Schneider raises margin on construction improvement

 

Bloomberg

Schneider Electric SE raised its earnings forecast for the year on improving construction markets in the U.S. and Europe with the exception of the U.K., where the company is expecting a slowdown following the Brexit vote.
The world’s biggest maker of low- and medium-voltage equipment increased the target for adjusted Ebita margin improvement to 0.6 to 0.9 percentage points, the Rueil-Malmaison, France-based company said in a statement on Thursday. First-half net income gained 13 percent to 809 million euros ($895 million), compared with 719 million euros a year earlier.
“We delivered a strong performance in the first half in a challenging environment,” Chief Executive Officer Jean-Pascal Tricoire said in the statement.
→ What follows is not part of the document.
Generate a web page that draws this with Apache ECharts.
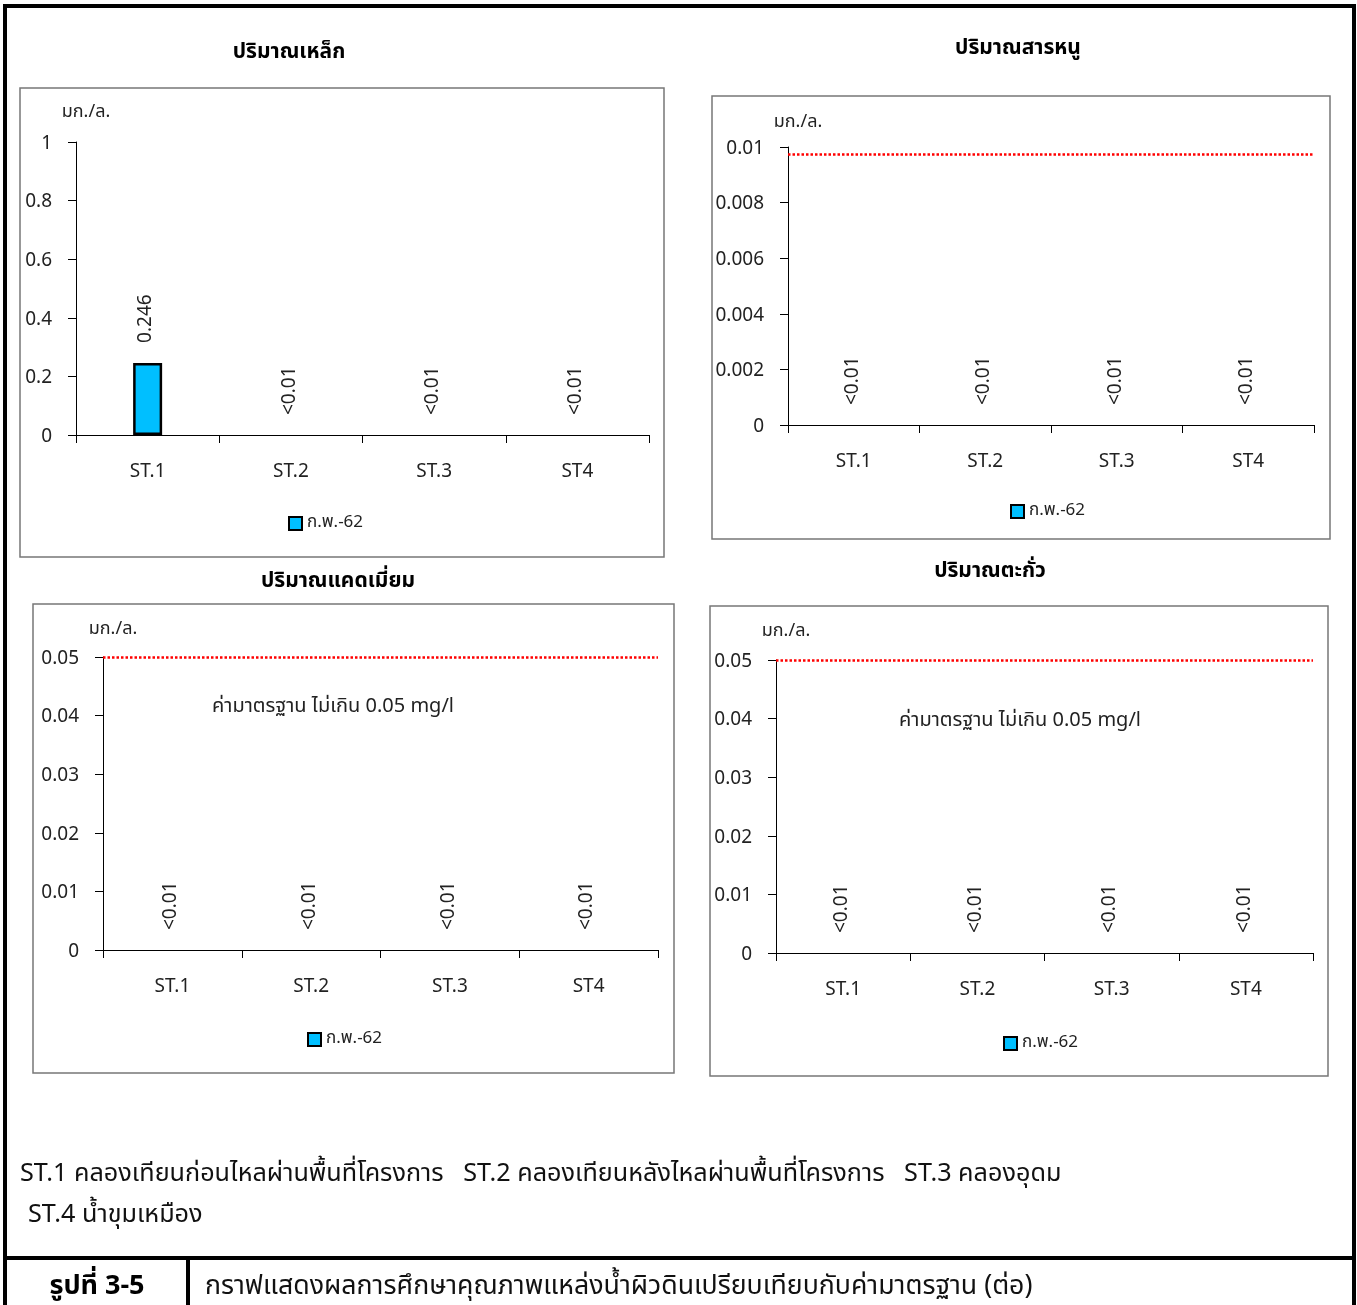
<!DOCTYPE html>
<html>
<head>
<meta charset="utf-8">
<script src="https://cdn.jsdelivr.net/npm/echarts@6/dist/echarts.min.js"></script>
<style>
  html, body { margin: 0; padding: 0; background: #fff; }
  #chart { width: 1357px; height: 1305px; }
</style>
</head>
<body>
<div id="chart"></div>
<script>
// ---------- data ----------
const categories = ['ST.1', 'ST.2', 'ST.3', 'ST4'];
const seriesName = 'ก.พ.-62';
const unitLabel = 'มก./ล.';

const ironValues = [0.246, 0, 0, 0];
const ironLabels = ['0.246', '<0.01', '<0.01', '<0.01'];

const arsenicValues = [0, 0, 0, 0];
const arsenicLabels = ['<0.01', '<0.01', '<0.01', '<0.01'];
const arsenicStandard = 0.00975;

const cadmiumValues = [0, 0, 0, 0];
const cadmiumLabels = ['<0.01', '<0.01', '<0.01', '<0.01'];
const cadmiumStandard = 0.05;

const leadValues = [0, 0, 0, 0];
const leadLabels = ['<0.01', '<0.01', '<0.01', '<0.01'];
const leadStandard = 0.05;

const titles = ['ปริมาณเหล็ก', 'ปริมาณสารหนู', 'ปริมาณแคดเมี่ยม', 'ปริมาณตะกั่ว'];
const standardNote = 'ค่ามาตรฐาน ไม่เกิน 0.05 mg/l';
const footnote1 = 'ST.1 คลองเทียนก่อนไหลผ่านพื้นที่โครงการ   ST.2 คลองเทียนหลังไหลผ่านพื้นที่โครงการ   ST.3 คลองอุดม';
const footnote2 = 'ST.4 น้ำขุมเหมือง';
const figureNo = 'รูปที่ 3-5';
const figureCaption = 'กราฟแสดงผลการศึกษาคุณภาพแหล่งน้ำผิวดินเปรียบเทียบกับค่ามาตรฐาน (ต่อ)';

const yMax = [1, 0.01, 0.05, 0.05];
const yInterval = [0.2, 0.002, 0.01, 0.01];

// ---------- layout ----------
const FONT = "'Noto Sans Thai', 'Noto Sans', 'DejaVu Sans', sans-serif";
const panels = [
  { grid: { left: 76, top: 142, width: 573, height: 293 }, box: [20, 88, 644, 469], title: [289, 51], legend: [288, 515], nameGap: 20 },
  { grid: { left: 788, top: 147, width: 526, height: 278 }, box: [712, 96, 618, 443], title: [1018, 47], legend: [1010, 503], nameGap: 15 },
  { grid: { left: 103, top: 657, width: 555, height: 293 }, box: [33, 604, 641, 469], title: [338, 580], legend: [307, 1031], nameGap: 18, note: [333, 705] },
  { grid: { left: 776, top: 660, width: 537, height: 293 }, box: [710, 606, 618, 470], title: [990, 570], legend: [1003, 1035], nameGap: 19, note: [1020, 719] }
];
const valueSets = [ironValues, arsenicValues, cadmiumValues, leadValues];
const labelSets = [ironLabels, arsenicLabels, cadmiumLabels, leadLabels];
const standards = [null, arsenicStandard, cadmiumStandard, leadStandard];

const chart = echarts.init(document.getElementById('chart'), null, { renderer: 'canvas' });

const grids = [], xAxes = [], yAxes = [], series = [], legends = [], graphics = [];

panels.forEach((p, i) => {
  grids.push(Object.assign({ containLabel: false }, p.grid));
  xAxes.push({
    type: 'category', gridIndex: i, data: categories,
    axisLine: { lineStyle: { color: '#000', width: 1 } },
    axisTick: { show: true, length: 8, lineStyle: { color: '#000' } },
    axisLabel: { color: '#222', fontSize: 19, fontFamily: FONT, margin: 29 },
    splitLine: { show: false }
  });
  yAxes.push({
    type: 'value', gridIndex: i, min: 0, max: yMax[i], interval: yInterval[i],
    name: unitLabel, nameLocation: 'end', nameGap: p.nameGap,
    nameTextStyle: { color: '#222', fontSize: 18, fontFamily: FONT, padding: [0, 0, 0, 20] },
    axisLine: { show: true, lineStyle: { color: '#000', width: 1 } },
    axisTick: { show: true, length: 8, inside: false, lineStyle: { color: '#000' } },
    axisLabel: {
      color: '#222', fontSize: 19, fontFamily: FONT, margin: 24,
      formatter: '{t|{value}}',
      rich: { t: { color: '#222', fontSize: 19, fontFamily: FONT, padding: [6, 0, 0, 0] } }
    },
    splitLine: { show: false }
  });
  const labels = labelSets[i];
  const s = {
    name: seriesName, type: 'bar', xAxisIndex: i, yAxisIndex: i,
    barWidth: 29,
    data: valueSets[i].map(v => v === 0 ? { value: v, itemStyle: { borderWidth: 0 } } : v),
    itemStyle: { color: '#00BFFF', borderColor: '#000', borderWidth: 2.5 },
    label: {
      show: true, position: 'top', rotate: 90, distance: 16,
      align: 'left', verticalAlign: 'middle',
      color: '#222', fontSize: 19, fontFamily: FONT,
      offset: [4, 0],
      formatter: (prm) => labels[prm.dataIndex]
    },
    emphasis: { disabled: true }
  };
  if (standards[i] !== null) {
    s.markLine = {
      silent: true, symbol: 'none', precision: 6, label: { show: false },
      lineStyle: { color: '#FF0000', type: [2.5, 2], width: 2.5 },
      data: [{ yAxis: standards[i] }]
    };
  }
  series.push(s);
  legends.push({
    left: p.legend[0], top: p.legend[1], data: [seriesName], padding: 0,
    itemWidth: 13, itemHeight: 13, itemGap: 5, icon: 'rect',
    textStyle: { color: '#222', fontSize: 17, fontFamily: FONT },
    selectedMode: false
  });
  // panel border
  graphics.push({
    type: 'rect', silent: true, z: -1,
    shape: { x: p.box[0], y: p.box[1], width: p.box[2], height: p.box[3] },
    style: { fill: 'none', stroke: '#777', lineWidth: 1.5 }
  });
  // title
  graphics.push({
    type: 'text', silent: true, x: p.title[0], y: p.title[1] + 3,
    style: { text: titles[i], fill: '#000', font: 'bold 21px ' + FONT, textAlign: 'center', textVerticalAlign: 'middle' }
  });
  if (p.note) {
    graphics.push({
      type: 'text', silent: true, x: p.note[0], y: p.note[1] + 3,
      style: { text: standardNote, fill: '#222', font: '20px ' + FONT, textAlign: 'center', textVerticalAlign: 'middle' }
    });
  }
});

// outer frame and caption row
const frame = [
  [3, 6, 1356, 6],
  [5, 4, 5, 1305],
  [1354, 4, 1354, 1305],
  [3, 1258, 1356, 1258],
  [188, 1258, 188, 1305]
];
frame.forEach(l => graphics.push({
  type: 'line', silent: true,
  shape: { x1: l[0], y1: l[1], x2: l[2], y2: l[3] },
  style: { stroke: '#000', lineWidth: 4 }
}));
graphics.push(
  { type: 'text', silent: true, x: 20, y: 1176, style: { text: footnote1, fill: '#111', font: '25.2px ' + FONT, textAlign: 'left', textVerticalAlign: 'middle' } },
  { type: 'text', silent: true, x: 28, y: 1217, style: { text: footnote2, fill: '#111', font: '25.2px ' + FONT, textAlign: 'left', textVerticalAlign: 'middle' } },
  { type: 'text', silent: true, x: 97, y: 1289, style: { text: figureNo, fill: '#000', font: 'bold 27px ' + FONT, textAlign: 'center', textVerticalAlign: 'middle' } },
  { type: 'text', silent: true, x: 205, y: 1289, style: { text: figureCaption, fill: '#111', font: '26.7px ' + FONT, textAlign: 'left', textVerticalAlign: 'middle' } }
);

chart.setOption({
  animation: false,
  backgroundColor: '#fff',
  grid: grids,
  xAxis: xAxes,
  yAxis: yAxes,
  legend: legends,
  series: series,
  graphic: graphics
});
</script>
</body>
</html>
In the U.K., “many projects will probably be frozen, postponed or canceled,” Chief Financial Officer Emmanuel Babeau said by phone.
While the company continues to grapple with weakness in the oil and gas industry and resource-based markets, it sees continued growth in western Europe and the U.S. construction market, improvement in China and a slight growth in other emerging markets, it said. The electric equipment-maker, which is focusing on high-margin projects and offering more software and services, in June dropped a second attempt to acquire a controlling stake in British industrial software maker Aveva Group Plc.